More than 12 months after the Immigration Act came into effect, the Dubs amendment has seen only 200 children brought to the UK. Further details of both side's arguments will be heard by the court over three days this week. A date for the verdict has not been set. All the while, the fate of child refugees in Europe hangs in the balance.
Help Refugees has noted that it took the government eight months to announce the number of child refugees it was willing to help. Court documents suggest this included two months spent devising a communications strategy to announce the number. Josie Naughton, one of the founders of Help Refugees, said: "The amendment was made because of an emergency situation. We're well over a year later. Every day that children aren't protected, their lives are at risk."

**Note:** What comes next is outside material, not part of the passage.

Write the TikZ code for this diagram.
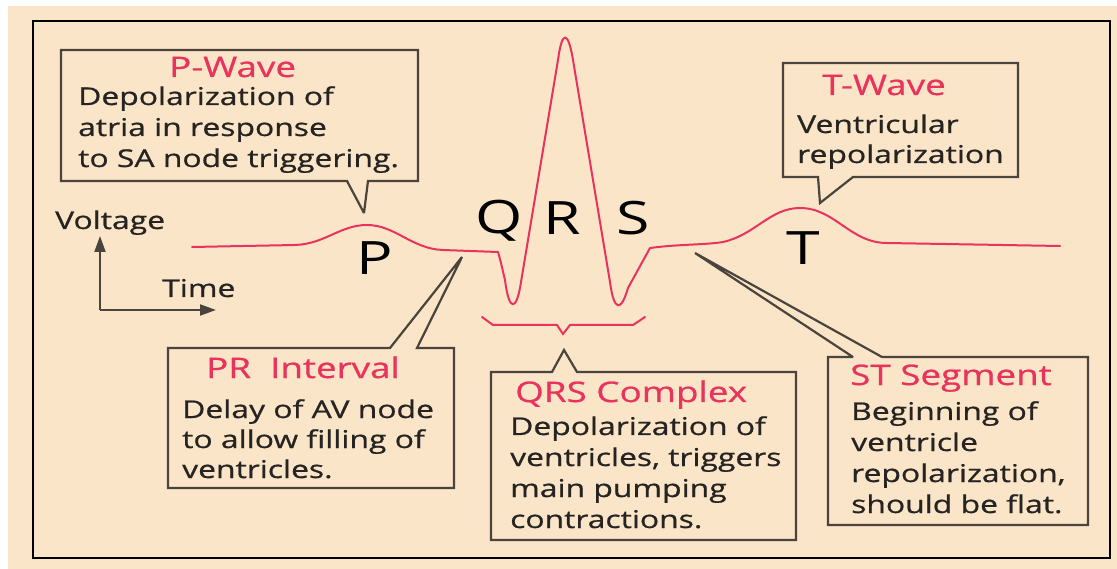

The situation for child refugees in Europe appears to be getting worse, not better. In October of 2016, the Calais "Jungle" refugee camp was demolished. In April this year, a fire burnt down a refugee camp in Dunkirk. In the wake of both incidents, hundreds of unaccompanied minors remain unaccounted for. Many children are now believed to be sleeping rough in northern France, and it's a similar story elsewhere in Europe. Thousands of children have simply disappeared.
"In Greece there are well over 2,000 unaccompanied minors, and only 1,000 spaces in the camps," says Naughton. "The rest fall through the cracks. All these children are at risk of anything from trafficking to exploitation. And actually, the most scary thing is, no one even knows if children go missing."